> [TASK TO COMPLETE]
Leave the pictures out and write out exactly the lines from the top of the entries through the line containing "ax = fig.add_axes([116".

::::

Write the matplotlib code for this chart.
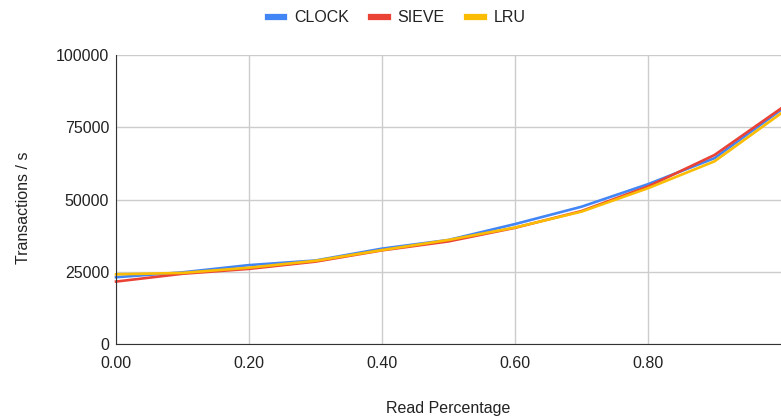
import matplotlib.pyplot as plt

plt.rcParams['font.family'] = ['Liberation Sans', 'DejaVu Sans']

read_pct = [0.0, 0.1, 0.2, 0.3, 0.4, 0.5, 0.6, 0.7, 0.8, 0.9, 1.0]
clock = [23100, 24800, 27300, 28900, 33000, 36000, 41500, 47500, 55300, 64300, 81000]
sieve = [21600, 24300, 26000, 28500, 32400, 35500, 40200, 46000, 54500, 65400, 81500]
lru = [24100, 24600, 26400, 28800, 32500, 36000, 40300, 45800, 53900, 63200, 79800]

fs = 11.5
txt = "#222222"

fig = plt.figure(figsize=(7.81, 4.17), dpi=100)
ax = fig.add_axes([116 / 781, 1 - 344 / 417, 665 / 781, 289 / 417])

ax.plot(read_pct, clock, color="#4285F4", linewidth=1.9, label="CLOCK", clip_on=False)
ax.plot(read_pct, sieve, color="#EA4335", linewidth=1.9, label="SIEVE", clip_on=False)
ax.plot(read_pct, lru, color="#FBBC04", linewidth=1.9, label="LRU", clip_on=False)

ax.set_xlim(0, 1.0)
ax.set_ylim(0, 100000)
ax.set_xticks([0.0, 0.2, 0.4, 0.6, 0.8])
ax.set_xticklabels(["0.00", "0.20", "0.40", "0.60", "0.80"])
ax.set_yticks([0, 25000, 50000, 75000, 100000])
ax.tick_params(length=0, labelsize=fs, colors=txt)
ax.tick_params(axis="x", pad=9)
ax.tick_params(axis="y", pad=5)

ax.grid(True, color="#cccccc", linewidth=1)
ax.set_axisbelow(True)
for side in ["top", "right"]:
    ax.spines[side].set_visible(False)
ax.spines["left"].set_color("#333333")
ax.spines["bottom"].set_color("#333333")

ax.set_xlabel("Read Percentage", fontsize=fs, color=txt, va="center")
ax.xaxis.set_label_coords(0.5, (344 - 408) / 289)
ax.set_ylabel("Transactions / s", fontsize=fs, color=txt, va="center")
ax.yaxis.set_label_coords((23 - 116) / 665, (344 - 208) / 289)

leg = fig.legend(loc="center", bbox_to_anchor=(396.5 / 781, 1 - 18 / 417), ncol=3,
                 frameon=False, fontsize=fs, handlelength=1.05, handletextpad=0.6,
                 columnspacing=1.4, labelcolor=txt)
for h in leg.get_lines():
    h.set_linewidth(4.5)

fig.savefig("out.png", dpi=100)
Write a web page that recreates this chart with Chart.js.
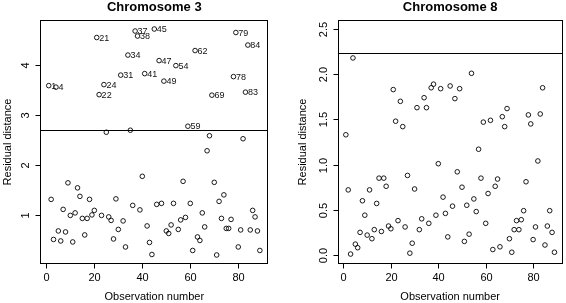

::::

> [PROBLEM SOLUTION]
Write the matplotlib code for this chart.
import matplotlib.pyplot as plt

plt.rcParams['font.family'] = ['Liberation Sans', 'DejaVu Sans']

read_pct = [0.0, 0.1, 0.2, 0.3, 0.4, 0.5, 0.6, 0.7, 0.8, 0.9, 1.0]
clock = [23100, 24800, 27300, 28900, 33000, 36000, 41500, 47500, 55300, 64300, 81000]
sieve = [21600, 24300, 26000, 28500, 32400, 35500, 40200, 46000, 54500, 65400, 81500]
lru = [24100, 24600, 26400, 28800, 32500, 36000, 40300, 45800, 53900, 63200, 79800]

fs = 11.5
txt = "#222222"

fig = plt.figure(figsize=(7.81, 4.17), dpi=100)
ax = fig.add_axes([116 / 781, 1 - 344 / 417, 665 / 781, 289 / 417])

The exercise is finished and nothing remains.